To build this you need Rust, nasm, and lld-link (from LLVM's linker). This
bootloader and kernel are built identically regardless of the build system. It
should build just fine on Linux, Windows, OSX, BSD, whatever.
You can get nasm here or from apt install nasm
You can get LLVM binaries here or apt install lld
You can get Rust here. You must use nightly Rust!
This project requires that you have the i586-pc-windows-msvc and
x86_64-pc-windows-msvc Rust targets installed.

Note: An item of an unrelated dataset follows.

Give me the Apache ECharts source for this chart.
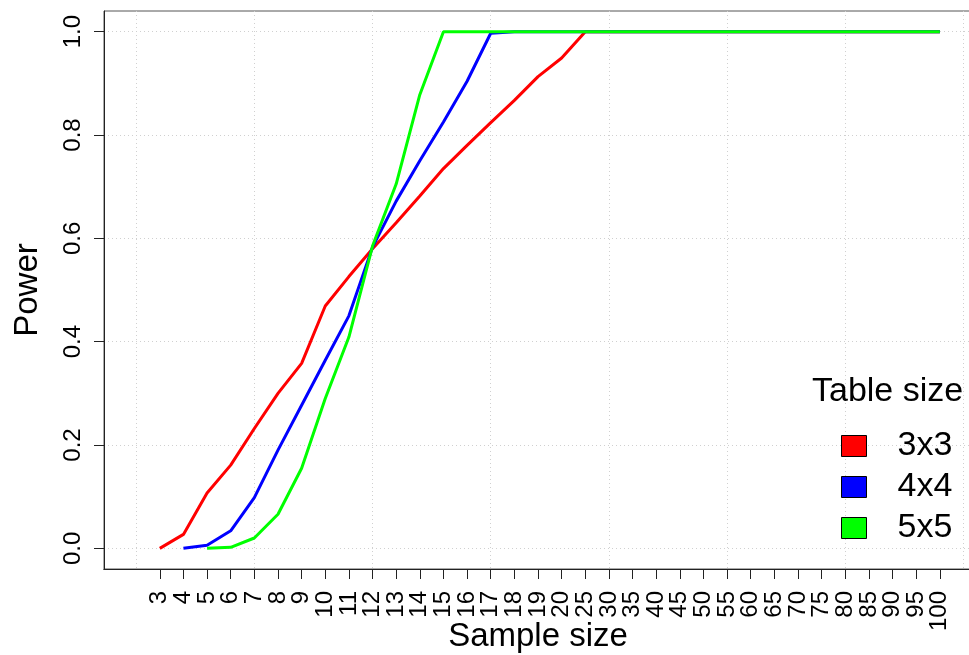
<!DOCTYPE html>
<html>
<head>
<meta charset="utf-8">
<script src="https://cdn.jsdelivr.net/npm/echarts@6/dist/echarts.min.js"></script>
<style>
  html, body { margin: 0; padding: 0; background: #fff; }
  #chart { width: 969px; height: 655px; }
</style>
</head>
<body>
<div id="chart"></div>
<script>
  // x categories (sample size), plotted at positions 1..34
  const sampleSizes = ['3', '4', '5', '6', '7', '8', '9', '10', '11', '12', '13', '14', '15', '16', '17', '18', '19', '20',
    '25', '30', '35', '40', '45', '50', '55', '60', '65', '70', '75', '80', '85', '90', '95', '100']
  const yTicks = [0, 0.2, 0.4, 0.6, 0.8, 1.0]
  const tableSizes = ['3x3', '4x4', '5x5']
  const lineColors = ['#ff0000', '#0000ff', '#00ff00']

  const power3x3 = [0, 0.027, 0.107, 0.161, 0.232, 0.300, 0.358, 0.469, 0.526, 0.580, 0.630, 0.682, 0.735, 0.780, 0.824, 0.867, 0.913, 0.949,
    1, 1, 1, 1, 1, 1, 1, 1, 1, 1, 1, 1, 1, 1, 1, 1]
  const power4x4 = [null, 0, 0.006, 0.034, 0.098, 0.190, 0.277, 0.364, 0.450, 0.583, 0.672, 0.750, 0.825, 0.904, 0.997, 1, 1, 1,
    1, 1, 1, 1, 1, 1, 1, 1, 1, 1, 1, 1, 1, 1, 1, 1]
  const power5x5 = [null, null, 0, 0.002, 0.020, 0.066, 0.155, 0.290, 0.409, 0.585, 0.705, 0.878, 1, 1, 1, 1, 1, 1,
    1, 1, 1, 1, 1, 1, 1, 1, 1, 1, 1, 1, 1, 1, 1, 1]

  const font = 'Liberation Sans'
  const positions = sampleSizes.map((s, i) => i + 1)
  // labels are split over two axes so ECharts does not drop neighbours as overlapping
  const oddPositions = positions.filter((p) => p % 2 === 1)
  const evenPositions = positions.filter((p) => p % 2 === 0)
  const toPoints = (values) => values.map((v, i) => [i + 1, v])
  const dotted = { color: '#d0d0d0', type: [1, 3], width: 1 }
  const plotBox = { left: 104, right: -3, top: 11, bottom: 86, outerBoundsMode: 'none', containLabel: false }

  const labelAxis = (gridIndex, values, extra) => Object.assign({
    type: 'value',
    gridIndex: gridIndex,
    min: -1.36,
    max: 35.36,
    axisLine: { onZero: false, lineStyle: { color: '#222', width: 1 } },
    axisTick: { length: 10, customValues: values, lineStyle: { color: '#222' } },
    axisLabel: {
      customValues: values,
      showMinLabel: true,
      showMaxLabel: true,
      hideOverlap: false,
      rotate: 90,
      margin: 22,
      fontFamily: font,
      fontSize: 24,
      color: '#000',
      formatter: (v) => sampleSizes[Math.round(v) - 1] || ''
    },
    splitLine: { show: false }
  }, extra)

  const chart = echarts.init(document.getElementById('chart'), null, { renderer: 'canvas' })

  const option = {
    animation: false,
    backgroundColor: '#fff',
    textStyle: { fontFamily: font },
    grid: [
      Object.assign({ show: true, borderColor: '#555', borderWidth: 1 }, plotBox),
      // spans positions 0..35, only for the vertical dotted grid
      { left: 136.1, right: 5.5, top: 11, bottom: 86, outerBoundsMode: 'none', containLabel: false },
      Object.assign({}, plotBox)
    ],
    title: {
      text: 'Table size',
      left: 812,
      top: 375,
      padding: 0,
      textStyle: { fontFamily: font, fontSize: 34, fontWeight: 'normal', color: '#000' }
    },
    legend: {
      orient: 'vertical',
      left: 841,
      top: 429,
      padding: 0,
      itemGap: 7,
      itemWidth: 25,
      itemHeight: 21,
      icon: 'rect',
      itemStyle: { borderColor: '#000', borderWidth: 1 },
      textStyle: { fontFamily: font, fontSize: 34, lineHeight: 34, color: '#000', padding: [0, 0, 0, 26] },
      data: tableSizes
    },
    xAxis: [
      labelAxis(0, oddPositions, {
        name: 'Sample size',
        nameLocation: 'middle',
        nameGap: 51,
        nameMoveOverlap: false,
        nameTextStyle: { fontFamily: font, fontSize: 33, color: '#000' }
      }),
      {
        type: 'value',
        gridIndex: 1,
        min: 0,
        max: 35,
        interval: 5,
        axisLine: { show: false },
        axisTick: { show: false },
        axisLabel: { show: false },
        splitLine: { show: true, lineStyle: dotted }
      },
      labelAxis(2, evenPositions, {})
    ],
    yAxis: [{
      type: 'value',
      gridIndex: 0,
      min: -0.04,
      max: 1.04,
      name: 'Power',
      nameLocation: 'middle',
      nameGap: 60,
      nameTextStyle: { fontFamily: font, fontSize: 33, color: '#000' },
      axisLine: { show: true, onZero: false, lineStyle: { color: '#222', width: 1 } },
      axisTick: { show: true, length: 10, customValues: yTicks, lineStyle: { color: '#222' } },
      axisLabel: {
        customValues: yTicks,
        rotate: 90,
        margin: 19,
        fontFamily: font,
        fontSize: 24,
        color: '#000',
        formatter: (v) => v.toFixed(1)
      },
      splitLine: { show: true, lineStyle: dotted }
    }, {
      type: 'value',
      gridIndex: 1,
      show: false,
      splitLine: { show: false }
    }, {
      type: 'value',
      gridIndex: 2,
      show: false,
      splitLine: { show: false }
    }],
    series: [power3x3, power4x4, power5x5].map((values, k) => ({
      name: tableSizes[k],
      type: 'line',
      xAxisIndex: 0,
      yAxisIndex: 0,
      data: toPoints(values),
      symbol: 'none',
      color: lineColors[k],
      lineStyle: { width: 3, color: lineColors[k] }
    }))
  }

  chart.setOption(option)
</script>
</body>
</html>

rustup target add i586-pc-windows-msvc x86_64-pc-windows-msvc
Specifically nasm, lld-link, rustup, and cargo must be in your PATH. If
one of these are not in your path, you may need to create a symlink to the
specific version (eg: lld-link-10)
To build this simply run cargo run this will create a folder called pxe
that will contain the folder which needs to be exposed via a TFTP server.

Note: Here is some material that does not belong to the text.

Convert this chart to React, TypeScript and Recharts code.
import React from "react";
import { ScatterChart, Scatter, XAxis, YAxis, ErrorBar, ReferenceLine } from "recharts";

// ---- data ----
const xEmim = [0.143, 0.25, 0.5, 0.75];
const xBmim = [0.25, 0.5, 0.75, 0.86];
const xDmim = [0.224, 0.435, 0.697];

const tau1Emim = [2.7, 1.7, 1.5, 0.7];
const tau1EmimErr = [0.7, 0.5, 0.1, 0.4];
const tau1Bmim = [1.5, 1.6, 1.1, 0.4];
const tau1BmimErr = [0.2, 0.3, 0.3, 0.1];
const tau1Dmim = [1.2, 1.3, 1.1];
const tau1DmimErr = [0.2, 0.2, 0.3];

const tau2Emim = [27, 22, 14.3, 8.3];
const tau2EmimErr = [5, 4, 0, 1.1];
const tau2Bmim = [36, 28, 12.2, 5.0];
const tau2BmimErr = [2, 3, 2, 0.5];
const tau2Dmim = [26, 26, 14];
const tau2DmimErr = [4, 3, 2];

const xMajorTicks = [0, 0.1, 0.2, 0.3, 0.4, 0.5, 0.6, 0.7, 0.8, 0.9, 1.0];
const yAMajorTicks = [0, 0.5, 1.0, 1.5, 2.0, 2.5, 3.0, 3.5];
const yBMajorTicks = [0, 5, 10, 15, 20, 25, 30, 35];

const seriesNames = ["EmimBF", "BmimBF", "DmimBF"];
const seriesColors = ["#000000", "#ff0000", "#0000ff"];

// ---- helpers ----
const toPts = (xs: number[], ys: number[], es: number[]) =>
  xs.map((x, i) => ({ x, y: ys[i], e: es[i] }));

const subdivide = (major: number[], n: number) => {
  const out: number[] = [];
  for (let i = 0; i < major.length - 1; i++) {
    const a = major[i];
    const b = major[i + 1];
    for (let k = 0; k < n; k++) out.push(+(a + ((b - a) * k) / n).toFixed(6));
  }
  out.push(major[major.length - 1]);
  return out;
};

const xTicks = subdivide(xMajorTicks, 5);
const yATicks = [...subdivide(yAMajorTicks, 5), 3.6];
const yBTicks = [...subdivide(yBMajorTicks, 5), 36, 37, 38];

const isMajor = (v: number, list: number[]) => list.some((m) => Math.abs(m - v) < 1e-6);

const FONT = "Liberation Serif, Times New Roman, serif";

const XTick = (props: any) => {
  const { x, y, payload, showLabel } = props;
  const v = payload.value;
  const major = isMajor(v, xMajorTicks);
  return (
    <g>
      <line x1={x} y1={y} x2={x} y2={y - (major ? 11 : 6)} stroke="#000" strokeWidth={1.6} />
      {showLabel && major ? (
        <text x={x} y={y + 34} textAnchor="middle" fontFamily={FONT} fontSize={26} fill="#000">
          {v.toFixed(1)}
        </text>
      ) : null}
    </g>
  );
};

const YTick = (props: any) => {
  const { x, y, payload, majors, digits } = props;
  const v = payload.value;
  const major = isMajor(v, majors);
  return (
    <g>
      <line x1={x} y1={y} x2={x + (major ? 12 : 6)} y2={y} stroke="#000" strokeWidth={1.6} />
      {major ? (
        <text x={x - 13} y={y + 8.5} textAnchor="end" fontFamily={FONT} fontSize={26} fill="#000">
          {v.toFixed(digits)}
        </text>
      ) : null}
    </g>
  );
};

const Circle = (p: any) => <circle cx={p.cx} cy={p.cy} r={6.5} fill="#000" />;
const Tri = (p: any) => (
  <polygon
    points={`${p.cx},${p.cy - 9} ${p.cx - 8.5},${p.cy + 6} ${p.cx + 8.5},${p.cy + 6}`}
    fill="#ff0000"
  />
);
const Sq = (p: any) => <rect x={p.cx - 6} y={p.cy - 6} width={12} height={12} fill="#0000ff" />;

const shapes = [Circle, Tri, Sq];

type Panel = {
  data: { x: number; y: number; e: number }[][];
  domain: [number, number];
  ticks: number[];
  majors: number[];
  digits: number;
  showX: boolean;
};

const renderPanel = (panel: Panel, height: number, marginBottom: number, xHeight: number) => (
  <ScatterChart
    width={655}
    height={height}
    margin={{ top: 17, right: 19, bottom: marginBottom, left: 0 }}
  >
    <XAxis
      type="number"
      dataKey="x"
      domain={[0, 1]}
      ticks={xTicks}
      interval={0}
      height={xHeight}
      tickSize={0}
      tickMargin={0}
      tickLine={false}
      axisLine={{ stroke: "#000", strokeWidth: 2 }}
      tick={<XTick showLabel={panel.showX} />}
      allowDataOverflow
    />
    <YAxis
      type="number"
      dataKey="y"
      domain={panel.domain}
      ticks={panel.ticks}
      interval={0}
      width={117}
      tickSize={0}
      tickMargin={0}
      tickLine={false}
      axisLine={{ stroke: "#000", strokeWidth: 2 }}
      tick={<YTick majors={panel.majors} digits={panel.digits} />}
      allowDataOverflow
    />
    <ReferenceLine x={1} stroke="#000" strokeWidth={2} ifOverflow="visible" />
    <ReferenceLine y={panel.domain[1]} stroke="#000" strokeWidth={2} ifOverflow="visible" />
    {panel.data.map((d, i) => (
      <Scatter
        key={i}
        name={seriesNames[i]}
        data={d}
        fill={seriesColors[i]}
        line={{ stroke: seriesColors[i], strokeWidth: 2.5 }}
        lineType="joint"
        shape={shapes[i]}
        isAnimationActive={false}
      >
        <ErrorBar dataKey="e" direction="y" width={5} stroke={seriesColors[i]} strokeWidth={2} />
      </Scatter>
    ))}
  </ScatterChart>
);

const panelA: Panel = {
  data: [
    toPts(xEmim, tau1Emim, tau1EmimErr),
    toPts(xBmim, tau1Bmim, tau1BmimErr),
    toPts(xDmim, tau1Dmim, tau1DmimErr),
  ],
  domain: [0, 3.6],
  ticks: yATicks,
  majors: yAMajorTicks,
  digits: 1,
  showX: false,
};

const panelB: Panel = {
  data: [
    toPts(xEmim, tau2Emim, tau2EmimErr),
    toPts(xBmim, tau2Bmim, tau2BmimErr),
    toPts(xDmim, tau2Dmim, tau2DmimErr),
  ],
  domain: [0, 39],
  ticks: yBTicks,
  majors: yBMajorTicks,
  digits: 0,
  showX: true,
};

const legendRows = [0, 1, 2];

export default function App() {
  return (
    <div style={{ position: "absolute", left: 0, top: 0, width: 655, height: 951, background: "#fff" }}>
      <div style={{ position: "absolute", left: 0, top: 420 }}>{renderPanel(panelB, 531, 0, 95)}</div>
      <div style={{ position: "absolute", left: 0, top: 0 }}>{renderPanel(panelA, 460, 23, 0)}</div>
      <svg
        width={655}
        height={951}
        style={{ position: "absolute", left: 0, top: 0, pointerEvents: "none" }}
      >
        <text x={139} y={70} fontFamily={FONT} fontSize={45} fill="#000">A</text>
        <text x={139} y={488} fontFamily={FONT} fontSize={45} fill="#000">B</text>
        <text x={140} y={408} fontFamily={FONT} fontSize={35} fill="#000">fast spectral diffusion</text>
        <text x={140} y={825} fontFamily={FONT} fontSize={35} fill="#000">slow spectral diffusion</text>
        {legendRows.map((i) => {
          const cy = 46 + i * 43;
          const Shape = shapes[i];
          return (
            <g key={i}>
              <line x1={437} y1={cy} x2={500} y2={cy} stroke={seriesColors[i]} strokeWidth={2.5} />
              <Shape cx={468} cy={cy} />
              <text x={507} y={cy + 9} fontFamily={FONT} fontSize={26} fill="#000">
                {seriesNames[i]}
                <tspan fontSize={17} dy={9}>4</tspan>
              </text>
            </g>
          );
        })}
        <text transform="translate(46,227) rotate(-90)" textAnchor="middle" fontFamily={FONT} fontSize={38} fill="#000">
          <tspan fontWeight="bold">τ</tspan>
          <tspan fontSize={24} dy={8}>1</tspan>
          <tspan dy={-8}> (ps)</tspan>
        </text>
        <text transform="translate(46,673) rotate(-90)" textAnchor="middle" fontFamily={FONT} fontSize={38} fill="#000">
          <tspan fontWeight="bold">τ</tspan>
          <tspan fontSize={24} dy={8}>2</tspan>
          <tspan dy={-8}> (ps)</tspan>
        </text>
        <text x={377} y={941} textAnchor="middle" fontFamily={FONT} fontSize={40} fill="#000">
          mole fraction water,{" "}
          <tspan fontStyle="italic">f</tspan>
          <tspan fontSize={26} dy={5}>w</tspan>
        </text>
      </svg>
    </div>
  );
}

Optionally, the files could be copied from the pxe folder to your existing
PXE deployment folder.
This bootloader and kernel require PXE booting. They do not support disks in any way, shape, or form. Everything is done over the network. To use this bootloader and kernel you need to set up a valid PXE boot environment. This is done with a DHCP server and a TFTP server.
The TFTP server must point to the directory containing chocolate_milk.boot
and chocolate_milk.kern. And the DHCP server should be configured to point
to using chocolate_milk.boot as the boot image. This is a BIOS specific
bootloader and will not work with EFI/UEFI.

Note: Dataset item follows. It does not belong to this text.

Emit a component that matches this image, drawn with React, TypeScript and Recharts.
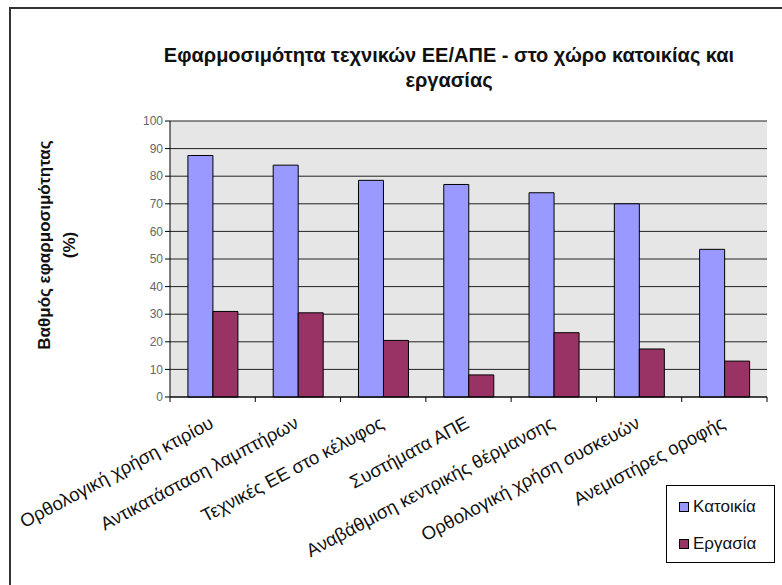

We use a Rust-based build system found at src/main.rs. We built the build
system in Rust such that we don't have to take on any other dependencies for
the build process. This build system has some checks for installed programs
which are required for building, builds and flattens the bootloader, and
assembles the bootloader.
The bootloader is a simple i586 Rust program emit as a MSVC calling convention
PE. This is flattened by our build system src/main.rs into an
in-memory image of the loaded PE. This is then directly appended to the initial
bootloader/src/stage0.asm entry stub. Once 32-bit mode has been entered and
selectors have been set up, we branch directly into bootloader::entry()!